Evil exists.  Evil is real.  Evil has a name.  Evil has agency, and Evil is our enemy from the moment of conception till we breath our last upon this Earth.  Evil is that which the Holy Bible calls Satan, the Devil, the enemy of God and of all people.  We live now in an era when many deny the reality of Satan.  (They deny the reality of God, as well, but that denial is, fundamentally, the work of Satan who desires that all people deny the existence of God.)  The Holy Bible tells us that Satan is a Created Being, just as we are Created Beings.  But we are created Human Beings.  Satan was created an Angelic Being.  But instead of serving God as he was created to do, Satan rebelled.  Satan wanted to be God, to supplant God as the Supreme Being.  He is a liar and the father of lies.  He is persuasive.  He convinced countless other angels to follow him in his attempt to overthrow God.  And for his rebellion, Satan was cast out of God’s presence.  And Hell was prepared as the place for Satan and his followers to suffer for all eternity.

But not yet.  Now Satan has agency in this world.  Satan is the accuser.  Satan is the silent whisper in the ears of humankind, telling us what we already know – that we are sinners.  That we harbor all manner of evil thoughts and desires in our hearts.  That we are altogether unloveable.  That a just God couldn’t possibly love us.  That we are enemies of God, and God is an enemy of us.  So why not eat, drink, and be merry with what little brief moment we have upon this Earth.  Why not indulge our appetites for transient pleasures and ignore God, since God knowing our hearts, will undoubtably judge us and condemn us at the end of time.  This is the lie that Satan, the Accuser, uses to turn billions away from God.  Are Satan’s accusations wrong?  No, we know in our hearts that we are guilty of everything as charged.  In a court of law, a just judge would no doubt sentence us to punishment.  However, remember that Satan is a liar.  And one of the ways he lies is to leave out the most important facts.

Yes, God is a just judge.  Yes, God must and will punish sin.  But…But…God is also a merciful judge.  And in his mercy, God has provided substitute to bear the punishment that we so richly deserve.  God himself suffered that punishment for us.  God the Son, Jesus the Christ, though without sin himself, took all of our sins unto himself.  Jesus suffered and died to pay the penalty for all of our sins.  For all of the sins of all human beings for all time.  And in him, we have forgiveness for our sins.  Not because we deserve it.  But because God is merciful.  God offers us not justice but mercy.  How do we receive this mercy, this forgiveness of sins, and escape the punishment that we deserve?

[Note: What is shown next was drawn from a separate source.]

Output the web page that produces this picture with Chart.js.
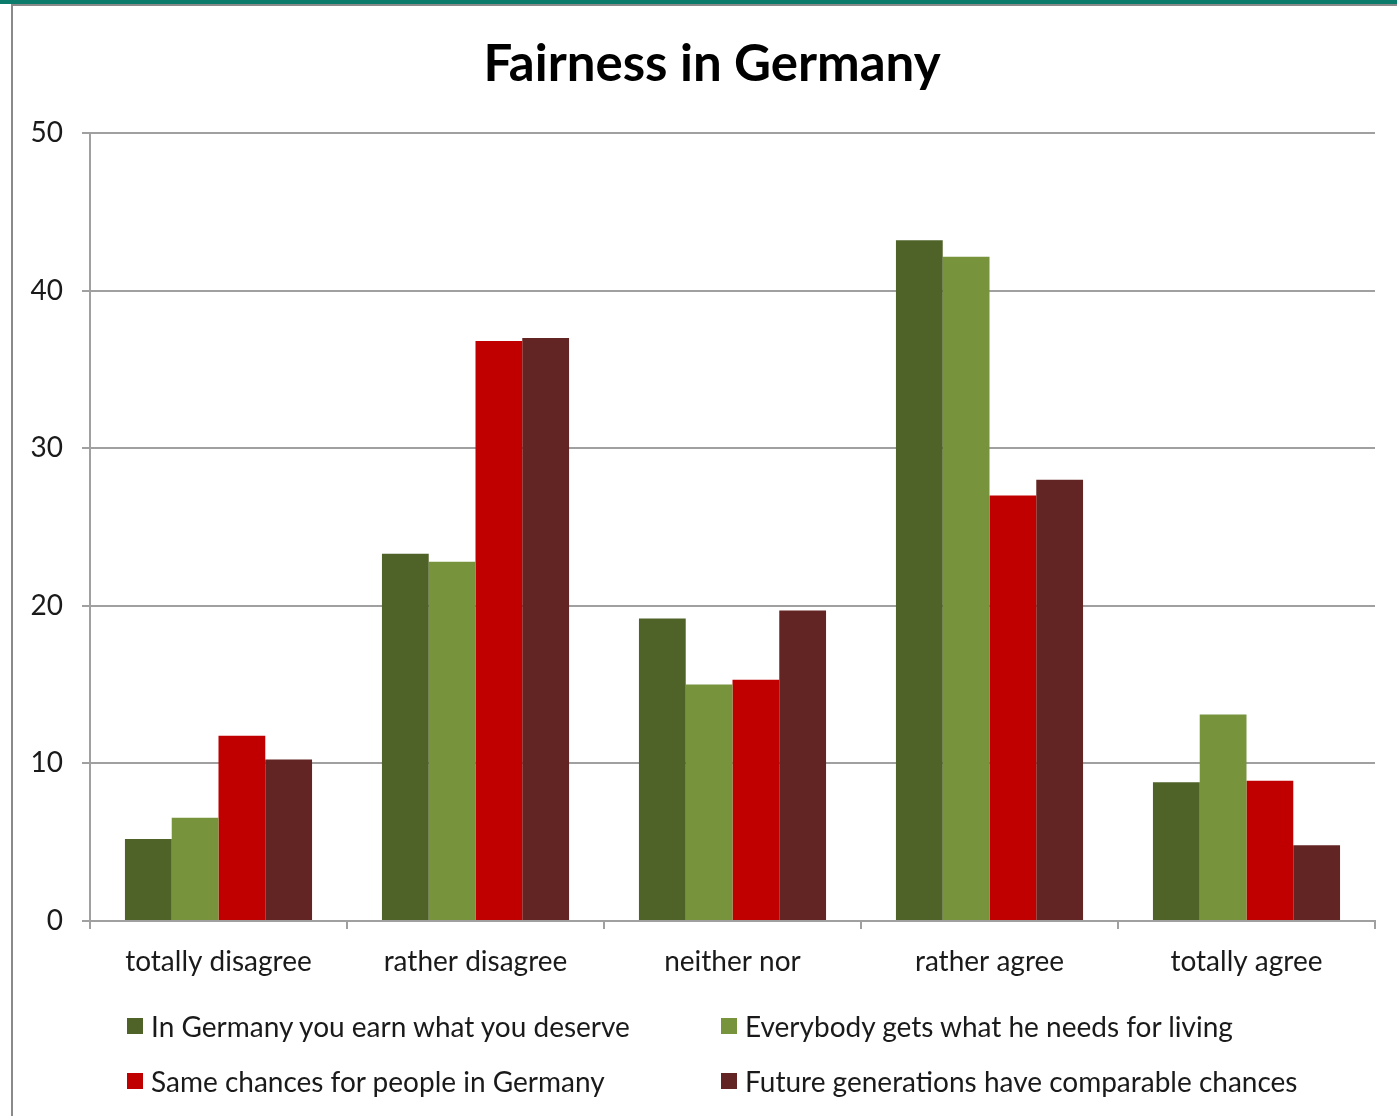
<!DOCTYPE html>
<html>
<head>
<meta charset="utf-8">
<script src="https://cdn.jsdelivr.net/npm/chart.js@4/dist/chart.umd.min.js"></script>
<style>
  html, body { margin: 0; padding: 0; background: #fff; }
  body { width: 1397px; height: 1116px; position: relative; overflow: hidden; font-family: Lato, "Open Sans", sans-serif; }
  #topbar { position: absolute; left: 0; top: 0; width: 1397px; height: 4px; background: #0b7b6b; }
  #topline { position: absolute; left: 11px; top: 4px; width: 1386px; height: 2px; background: #8a8a8a; }
  #leftline { position: absolute; left: 11px; top: 4px; width: 2px; height: 1112px; background: #8a8a8a; }
  #wrap { position: absolute; left: 13px; top: 6px; width: 1384px; height: 1110px; }
  #title { position: absolute; left: 312px; width: 800px; top: 36px; text-align: center; font-size: 51px; line-height: 51px; font-weight: bold; color: #000; white-space: nowrap; }
  #legend { position: absolute; left: 0; top: 0; width: 1397px; height: 1116px; pointer-events: none; }
  .li { position: absolute; display: flex; align-items: center; font-size: 28px; color: #1a1a1a; white-space: nowrap; }
  .sw { width: 16px; height: 16px; margin-right: 8px; flex: none; }
</style>
</head>
<body>
<div id="topbar"></div>
<div id="topline"></div>
<div id="leftline"></div>
<div id="wrap"><canvas id="c" width="1384" height="1110"></canvas></div>
<div id="title"></div>
<div id="legend"></div>
<script>
const chartTitle = "Fairness in Germany";
const categories = ["totally disagree", "rather disagree", "neither nor", "rather agree", "totally agree"];
const seriesNames = [
  "In Germany you earn what you deserve",
  "Everybody gets what he needs for living",
  "Same chances for people in Germany",
  "Future generations have comparable chances"
];
const earnDeserve = [5.2, 23.3, 19.2, 43.2, 8.8];
const needsLiving = [6.55, 22.8, 15.0, 42.15, 13.1];
const sameChances = [11.75, 36.8, 15.3, 27.0, 8.9];
const futureGen = [10.25, 37.0, 19.7, 28.0, 4.8];
const yTicks = [0, 10, 20, 30, 40, 50];
const colors = ["#4f6228", "#77933c", "#c00000", "#632523"];
const seriesValues = [earnDeserve, needsLiving, sameChances, futureGen];

document.getElementById('title').textContent = chartTitle;

const datasets = seriesNames.map((name, i) => ({
  label: name,
  data: seriesValues[i],
  backgroundColor: colors[i],
  borderWidth: 0,
  categoryPercentage: 0.728,
  barPercentage: 1.0
}));

const FONT = "Lato, 'Open Sans', sans-serif";

const chart = new Chart(document.getElementById('c'), {
  type: 'bar',
  data: { labels: categories, datasets },
  options: {
    responsive: false,
    animation: false,
    devicePixelRatio: 1,
    layout: { padding: { left: 0, right: 22, top: 127, bottom: 135 } },
    plugins: {
      legend: { display: false },
      tooltip: { enabled: false },
      title: { display: false }
    },
    scales: {
      x: {
        grid: { display: true, drawOnChartArea: false, drawTicks: true, tickLength: 8, color: "#a0a0a0", lineWidth: 2, offset: true },
        border: { display: true, color: "#a0a0a0", width: 2 },
        ticks: { color: "#1a1a1a", font: { family: FONT, size: 28 }, padding: 16, maxRotation: 0, autoSkip: false },
        afterFit(scale) { scale.height = 60; }
      },
      y: {
        min: 0, max: 50,
        afterBuildTicks(scale) { scale.ticks = yTicks.map(v => ({ value: v })); },
        grid: { color: "#a0a0a0", lineWidth: 2, tickLength: 8, drawTicks: true },
        border: { display: true, color: "#a0a0a0", width: 2 },
        ticks: { color: "#1a1a1a", font: { family: FONT, size: 28 }, padding: 19 },
        afterFit(scale) { scale.width = 77; }
      }
    }
  }
});

// HTML legend built from the chart's datasets
const legendEl = document.getElementById('legend');
const pos = [[127, 1026], [721, 1026], [127, 1081], [721, 1081]];
chart.data.datasets.forEach((ds, i) => {
  const item = document.createElement('div');
  item.className = 'li';
  item.style.left = pos[i][0] + 'px';
  item.style.top = (pos[i][1] - 17) + 'px';
  item.style.height = '34px';
  const sw = document.createElement('span');
  sw.className = 'sw';
  sw.style.background = ds.backgroundColor;
  const tx = document.createElement('span');
  tx.textContent = ds.label;
  item.appendChild(sw);
  item.appendChild(tx);
  legendEl.appendChild(item);
});
</script>
</body>
</html>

This was the question that the people of Israel asked the Apostle Peter on the Day of Pentecost:  “Brothers, what shall we do?”  Peter, speaking with the authority of Jesus and the words given to him by the inspiration of God the Holy Spirit answered them:  “Repent and be baptized everyone of you in the name of Jesus Christ for the forgiveness of your sins, and you will receive the gift of the Holy Spirit.  For the promise is for you and for your children and for  all who are far off, everyone whom the Lord our God calls to himself.”  The simple message of the Gospel is this:  All who believe and are baptized will be saved.  All who will not believe and be baptized are condemned.  God does not condemn them.  But they condemn themselves by their unbelief.

How can we believe this?  In his letter to the Ephesians, the Apostle Paul, speaking with the authority of Jesus and the words given to him by the inspiration of God the Holy Spirit writes, “For it is by grace you have been saved by faith.  And this is not your own doing.  It is the gift of God, not a result of works, so that no one may boast.”  In his letter to the Romans, Paul writes, “So faith comes from hearing, and hearing through the word of Christ.”  The Holy Spirit works through the preaching of the Word of God, the Holy Bible, to grant faith to those who will hear.  The answer to how can we believe is found in these words from the Apostle Paul.  God wants all people to hear his Word, and hearing, to believe.  Some will harden their hearts against God’s Word, taking delight in their rebellion and pride.  But many will hear the Word and by the gift of the Holy Spirit they will believe in Jesus Christ and be saved.

God’s answer to the problem of evil is the cross of Christ.  Yes, evil is real.  Yes, evil is with us everyday on this fallen world.  But the cross of Christ provides the means by which we can be saved from evil’s ultimate power to destroy.  Because Jesus has paid the penalty for all of our sins – past, present, and future – we are forgiven.  When God looks at us now he doesn’t see that hot mess of sin that we are, but instead sees the righteousness of Jesus that in his mercy he has given to us as our own.  The great task that God has given to every Christian is to tell others about this miracle of grace.  Faith comes from hearing the Word of Christ.  We are God’s messengers so that all can hear this good news.